Arrêtons de nous poser des questions existentialistes et évitons de tomber dans les débats stériles de basse politique, nous avons la chance d’avoir une nation mature et indivisible qui puise sa force dans ses référentiels historiques et qui doit revendiquer toutes ses racines sans exceptions.
Il y en a une qui est très importante et qui a placé la Tunisie dans l’histoire du monde, c’est Carthage, alors mettons le cap sur Carthage pour retrouver notre place centrale.
Mettre le cap sur Carthage est un acte intégrateur et protecteur.
Carthage est la référence en matière de république démocratique et constitutionnelle.
Donc aller vers Carthage consolide les acquis de la révolution.
Carthage la punique est un mélange réussi de la culture amazigh et de la culture phénicienne qui a ouvert la route à la culture arabe.
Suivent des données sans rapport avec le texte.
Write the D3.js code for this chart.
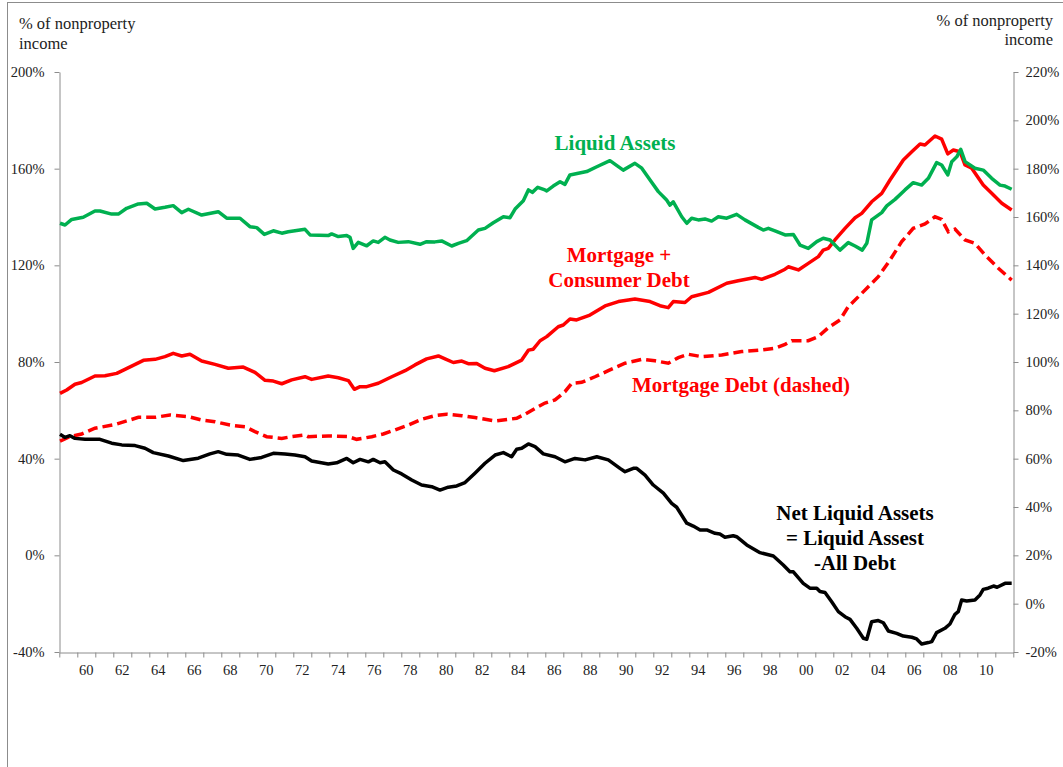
<!DOCTYPE html>
<html>
<head>
<meta charset="utf-8">
<script src="https://cdn.jsdelivr.net/npm/d3@7"></script>
<style>
  html, body { margin: 0; padding: 0; background: #fff; }
  svg { display: block; }
  .axis text { font-family: "Liberation Serif", "Times New Roman", serif; font-size: 14.5px; fill: #222; }
  .axis path, .axis line { stroke: #8c8c8c; }
  .title { font-family: "Liberation Serif", "Times New Roman", serif; font-size: 16.5px; fill: #222; }
  .note { font-family: "Liberation Serif", "Times New Roman", serif; font-size: 21px; font-weight: bold; }
</style>
</head>
<body>
<svg id="chart" width="1063" height="767"></svg>
<script>
// [year, % of nonproperty income]
var liquidAssets = [
  [1959.04,137.4],[1959.32,136.7],[1959.69,139.0],[1960.33,139.9],[1960.98,142.5],[1961.26,142.5],
  [1961.91,141.2],[1962.28,141.2],[1962.74,143.6],[1963.39,145.4],[1963.86,145.7],[1964.32,143.3],
  [1964.87,144.0],[1965.33,144.7],[1965.80,141.8],[1966.17,143.2],[1966.91,140.8],[1967.83,142.2],
  [1968.30,139.5],[1969.04,139.5],[1969.59,136.0],[1969.97,135.6],[1970.39,132.8],[1970.89,134.3],
  [1971.36,133.3],[1971.72,133.9],[1972.65,134.9],[1972.93,132.6],[1973.94,132.3],[1974.13,133.0],
  [1974.50,131.9],[1974.97,132.3],[1975.15,131.6],[1975.33,127.0],[1975.61,129.5],[1976.08,128.1],
  [1976.44,130.1],[1976.72,129.5],[1977.09,131.6],[1977.37,130.5],[1977.83,129.5],[1978.39,129.8],
  [1979.04,128.7],[1979.41,129.8],[1979.87,129.7],[1980.24,130.1],[1980.80,128.0],[1981.17,129.1],
  [1981.63,130.2],[1982.28,134.6],[1982.65,135.3],[1983.11,137.6],[1983.67,140.1],[1984.04,139.7],
  [1984.32,143.3],[1984.78,146.7],[1985.06,151.2],[1985.28,150.2],[1985.58,152.3],[1985.98,151.2],
  [1986.08,150.8],[1986.44,152.8],[1986.82,154.6],[1987.09,153.5],[1987.37,157.4],[1988.30,158.8],
  [1988.86,160.8],[1989.59,163.3],[1990.33,159.4],[1990.98,162.2],[1991.36,160.2],[1991.82,155.3],
  [1992.28,150.5],[1992.74,147.0],[1992.93,144.9],[1993.11,146.3],[1993.58,140.1],[1993.86,137.4],
  [1994.13,139.5],[1994.50,138.8],[1994.87,139.2],[1995.24,138.3],[1995.61,140.1],[1996.08,139.5],
  [1996.63,141.1],[1997.09,138.8],[1997.83,135.7],[1998.11,134.6],[1998.39,135.3],[1998.76,134.3],
  [1999.32,132.6],[1999.78,132.8],[2000.15,128.4],[2000.61,127.0],[2001.08,129.8],[2001.44,131.2],
  [2001.82,130.5],[2002.37,126.3],[2002.83,129.4],[2003.21,128.0],[2003.61,126.3],[2003.86,129.1],
  [2004.13,138.8],[2004.69,141.8],[2004.97,144.6],[2005.43,147.3],[2005.98,151.2],[2006.44,154.2],
  [2006.91,153.2],[2007.28,156.0],[2007.74,162.5],[2008.02,161.5],[2008.36,157.4],[2008.58,162.9],
  [2008.86,164.9],[2009.08,168.0],[2009.32,162.9],[2009.87,160.2],[2010.33,159.4],[2010.80,156.0],
  [2011.26,153.2],[2011.54,152.8],[2011.91,151.5]
];

var allDebt = [
  [1959.04,67.0],[1959.41,68.4],[1959.87,70.8],[1960.24,71.5],[1960.98,74.2],[1961.54,74.3],
  [1962.19,75.3],[1963.02,78.3],[1963.67,80.7],[1964.32,81.1],[1964.87,82.2],[1965.33,83.6],
  [1965.80,82.5],[1966.26,83.2],[1966.91,80.4],[1967.65,79.0],[1968.39,77.4],[1969.22,77.9],
  [1969.87,75.7],[1970.43,72.4],[1970.89,72.1],[1971.36,71.0],[1971.91,72.6],[1972.65,73.9],
  [1973.02,72.8],[1973.94,74.2],[1974.50,73.5],[1975.06,72.3],[1975.39,68.7],[1975.71,69.8],
  [1976.08,69.8],[1976.72,71.2],[1977.47,73.9],[1978.21,76.4],[1978.76,78.8],[1979.41,81.3],
  [1980.06,82.5],[1980.43,81.3],[1980.89,79.8],[1981.36,80.4],[1981.72,79.3],[1982.19,79.4],
  [1982.65,77.4],[1983.17,76.4],[1983.94,78.1],[1984.69,80.8],[1985.06,84.9],[1985.33,85.3],
  [1985.71,88.8],[1986.08,90.5],[1986.72,94.6],[1987.00,95.3],[1987.37,97.8],[1987.74,97.4],
  [1988.48,99.4],[1989.32,103.2],[1990.06,105.0],[1990.98,106.1],[1991.82,105.0],[1992.37,103.3],
  [1992.83,102.5],[1993.11,105.0],[1993.76,104.6],[1994.13,107.0],[1995.06,108.8],[1996.08,112.6],
  [1996.72,113.6],[1997.65,115.0],[1998.02,114.2],[1998.76,116.3],[1999.32,118.4],[1999.50,119.4],
  [2000.06,118.1],[2000.61,120.8],[2001.17,123.6],[2001.44,126.3],[2001.72,127.0],[2002.09,130.5],
  [2002.65,135.3],[2003.21,139.7],[2003.58,141.5],[2004.13,146.3],[2004.69,149.8],[2005.15,155.3],
  [2005.89,163.6],[2006.36,167.0],[2006.82,170.2],[2007.09,169.8],[2007.65,173.5],[2008.02,172.2],
  [2008.36,166.1],[2008.67,167.7],[2009.04,167.0],[2009.32,161.5],[2009.69,160.2],[2010.33,153.2],
  [2010.80,149.8],[2011.36,145.7],[2011.91,142.9]
];

var mortgageDebt = [
  [1959.04,47.3],[1959.59,49.1],[1960.24,50.2],[1960.98,52.6],[1962.09,54.1],[1963.39,57.1],
  [1964.32,57.1],[1965.15,58.1],[1966.17,57.4],[1966.91,56.0],[1967.65,55.3],[1968.48,53.9],
  [1969.32,53.2],[1969.87,51.2],[1970.52,49.1],[1971.36,48.4],[1971.91,49.1],[1972.65,49.8],
  [1972.83,49.1],[1973.94,49.4],[1975.06,49.1],[1975.52,48.0],[1976.36,49.1],[1977.00,50.2],
  [1977.65,51.9],[1978.39,53.9],[1979.13,56.3],[1979.87,57.8],[1980.52,58.4],[1981.36,57.8],
  [1982.09,57.0],[1983.21,55.6],[1984.41,56.7],[1984.87,58.4],[1985.43,60.8],[1985.98,63.0],
  [1986.54,64.3],[1987.09,67.7],[1987.47,71.2],[1988.02,71.6],[1988.76,73.9],[1989.50,76.4],
  [1990.43,79.5],[1991.36,81.1],[1992.09,80.5],[1992.83,79.5],[1993.39,81.8],[1993.94,83.2],
  [1994.69,82.2],[1995.80,82.9],[1996.91,84.3],[1998.02,85.0],[1998.76,85.7],[1999.32,87.3],
  [1999.69,88.8],[2000.61,88.8],[2001.17,90.5],[2001.72,94.2],[2002.37,97.4],[2002.83,102.9],
  [2003.58,108.4],[2004.50,115.3],[2005.15,122.2],[2005.80,129.8],[2006.44,135.3],[2007.09,137.1],
  [2007.65,140.1],[2008.02,139.0],[2008.39,133.9],[2008.76,135.0],[2009.32,130.5],[2009.87,129.1],
  [2010.43,124.3],[2011.17,118.8],[2011.91,113.9]
];

// right-hand axis
var netLiquidAssets = [
  [1959.04,70.1],[1959.32,68.8],[1959.59,69.5],[1959.87,68.4],[1960.43,68.0],[1961.26,68.0],
  [1961.91,66.4],[1962.47,65.7],[1963.21,65.4],[1963.76,64.3],[1964.22,62.5],[1965.06,61.1],
  [1965.89,59.2],[1966.72,60.2],[1967.37,62.0],[1967.83,62.9],[1968.30,61.8],[1968.94,61.5],
  [1969.59,59.7],[1970.24,60.5],[1970.89,62.2],[1971.54,61.9],[1972.09,61.5],[1972.65,60.8],
  [1973.02,59.0],[1973.94,57.8],[1974.41,58.3],[1974.97,60.1],[1975.33,58.3],[1975.71,59.7],
  [1976.17,58.7],[1976.44,59.7],[1976.82,58.3],[1977.09,58.7],[1977.56,55.3],[1978.02,53.7],
  [1978.58,51.2],[1979.13,49.1],[1979.69,48.4],[1980.15,47.0],[1980.61,48.2],[1981.08,48.7],
  [1981.54,50.1],[1982.09,54.0],[1982.65,58.1],[1983.21,61.5],[1983.67,62.5],[1984.13,60.8],
  [1984.41,63.9],[1984.69,64.3],[1985.06,66.1],[1985.43,65.0],[1985.89,62.0],[1986.54,60.8],
  [1987.09,58.7],[1987.65,60.1],[1988.21,59.5],[1988.86,60.8],[1989.50,59.5],[1990.15,56.0],
  [1990.43,54.6],[1990.89,56.0],[1991.08,56.0],[1991.54,53.2],[1992.00,49.1],[1992.56,45.7],
  [1993.02,41.5],[1993.30,39.9],[1993.86,33.3],[1994.22,32.1],[1994.60,30.5],[1994.97,30.5],
  [1995.43,29.1],[1995.70,28.8],[1995.98,27.5],[1996.44,28.1],[1996.63,27.7],[1997.19,24.3],
  [1997.93,21.1],[1998.67,19.7],[1999.22,16.0],[1999.59,13.2],[1999.78,13.2],[2000.33,8.4],
  [2000.70,6.4],[2001.08,6.4],[2001.26,5.0],[2001.54,4.6],[2001.91,0.8],[2002.28,-3.3],
  [2002.65,-5.4],[2002.93,-6.5],[2003.30,-10.2],[2003.67,-14.3],[2003.86,-14.7],[2004.13,-7.5],
  [2004.50,-7.0],[2004.78,-7.9],[2005.06,-11.3],[2005.52,-12.3],[2005.89,-13.4],[2006.36,-13.9],
  [2006.63,-14.6],[2006.91,-16.7],[2007.28,-16.1],[2007.47,-15.7],[2007.74,-12.0],[2008.20,-10.2],
  [2008.48,-8.4],[2008.76,-4.4],[2008.94,-3.3],[2009.13,1.5],[2009.41,1.1],[2009.87,1.5],
  [2010.15,3.6],[2010.33,5.9],[2010.60,6.4],[2010.90,7.3],[2011.10,6.8],[2011.54,8.4],[2011.91,8.4]
];

var leftTicks = [-40, 0, 40, 80, 120, 160, 200];
var rightTicks = [-20, 0, 20, 40, 60, 80, 100, 120, 140, 160, 180, 200, 220];
var yearLabels = ["60","62","64","66","68","70","72","74","76","78","80","82","84","86","88","90","92","94","96","98","00","02","04","06","08","10"];
var firstYear = 1959, lastYear = 2012;

var svg = d3.select("svg#chart");

// frame round the chart object
svg.append("rect")
  .attr("x", 7.5).attr("y", 2.5)
  .attr("width", 1100).attr("height", 800)
  .attr("fill", "none").attr("stroke", "#8c8c8c");

var x = d3.scaleLinear().domain([firstYear, lastYear]).range([59.3, 1013.3]);
var yL = d3.scaleLinear().domain([-40, 200]).range([652, 72]);
var yR = d3.scaleLinear().domain([-20, 220]).range([652, 72]);

// axes
svg.append("g")
  .attr("class", "axis")
  .attr("transform", "translate(59.5,0)")
  .call(d3.axisLeft(yL).tickValues(leftTicks).tickSize(5).tickSizeOuter(0).tickPadding(10)
    .tickFormat(function(d) { return d + "%"; }));

svg.append("g")
  .attr("class", "axis")
  .attr("transform", "translate(1013.5,0)")
  .call(d3.axisRight(yR).tickValues(rightTicks).tickSize(5).tickSizeOuter(0).tickPadding(7)
    .tickFormat(function(d) { return d + "%"; }));

var years = d3.range(firstYear, lastYear + 1);
svg.append("g")
  .attr("class", "axis")
  .attr("transform", "translate(0,652.5)")
  .call(d3.axisBottom(x).tickValues(years).tickSize(5).tickSizeOuter(0).tickFormat(""));

svg.append("g")
  .attr("class", "axis")
  .selectAll("text")
  .data(yearLabels)
  .enter().append("text")
  .attr("x", function(d, i) { return x(1960 + 2 * i + 0.5); })
  .attr("y", 675)
  .attr("text-anchor", "middle")
  .text(function(d) { return d; });

// axis titles
var lt = svg.append("text").attr("class", "title").attr("x", 19);
lt.append("tspan").attr("x", 19).attr("y", 29).text("% of nonproperty");
lt.append("tspan").attr("x", 19).attr("y", 49).text("income");
var rt = svg.append("text").attr("class", "title").attr("text-anchor", "end");
rt.append("tspan").attr("x", 1053).attr("y", 26).text("% of nonproperty");
rt.append("tspan").attr("x", 1053).attr("y", 45).text("income");

// series
function lineOn(y) {
  return d3.line()
    .x(function(d) { return x(d[0]); })
    .y(function(d) { return y(d[1]); });
}

svg.append("path").datum(mortgageDebt)
  .attr("d", lineOn(yL))
  .attr("fill", "none").attr("stroke", "#ff0000").attr("stroke-width", 3.5)
  .attr("stroke-dasharray", "10,5");

svg.append("path").datum(allDebt)
  .attr("d", lineOn(yL))
  .attr("fill", "none").attr("stroke", "#ff0000").attr("stroke-width", 3.5)
  .attr("stroke-linejoin", "round");

svg.append("path").datum(liquidAssets)
  .attr("d", lineOn(yL))
  .attr("fill", "none").attr("stroke", "#00b050").attr("stroke-width", 3.5)
  .attr("stroke-linejoin", "round");

svg.append("path").datum(netLiquidAssets)
  .attr("d", lineOn(yR))
  .attr("fill", "none").attr("stroke", "#000").attr("stroke-width", 3.5)
  .attr("stroke-linejoin", "round");

// annotations
function note(lines, cx, y0, dy, color) {
  var t = svg.append("text").attr("class", "note").attr("text-anchor", "middle").attr("fill", color);
  lines.forEach(function(s, i) {
    t.append("tspan").attr("x", cx).attr("y", y0 + i * dy).text(s);
  });
}
note(["Liquid Assets"], 615, 150, 0, "#00b050");
note(["Mortgage +", "Consumer Debt"], 619, 262, 25, "#ff0000");
note(["Mortgage Debt (dashed)"], 741, 392, 0, "#ff0000");
note(["Net Liquid Assets", "= Liquid Assest", "-All Debt"], 855, 520, 25, "#000");
</script>
</body>
</html>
N’oublions pas que l’Arabe et le phénicien sont deux langues très proches.
Donc aller vers Carthage ne remet pas en cause nos racines et notre culture.
Carthage été le promoteur des rapprochements entre les peuples d’Afrique du Nord, dans un concept fédérateur et non colonisateur.
Donc aller vers Carthage encourage la régionalisation et favorise une répartition plus équitable des richesses.
Carthage a été le centre qui a dynamisé les échanges en Méditerranée, en rapprochant les peuples du pourtour de cette mer qui est plus carthaginoise/ tunisienne que romaine.
Carthage a été le précurseur du commerce international moderne, avec les lettres de change, les lettres de crédit, les transactions boursières, ...
Carthage a été libérale en matière de diffusion des connaissances et a été connue pour sa tolérance religieuse. Plusieurs peuples vivaient sur ses territoires et chacun était libre de pratiquer sa religion (le premier refuge des juifs, hors du moyen orient était l’actuelle Tunisie, du temps de Carthage, au milieu du sixième siècle avant Jésus).
C’est notre destinée et notre fierté que d’avoir une vision aussi ambitieuse et motivante : revenir à la splendeur de Carthage.
C’est peut-être un rêve, mais nous pouvons le réaliser si nous avons la volonté de le faire.
N’oublions pas : une vision est un rêve qui se réalise, grâce, à la volonté des hommes.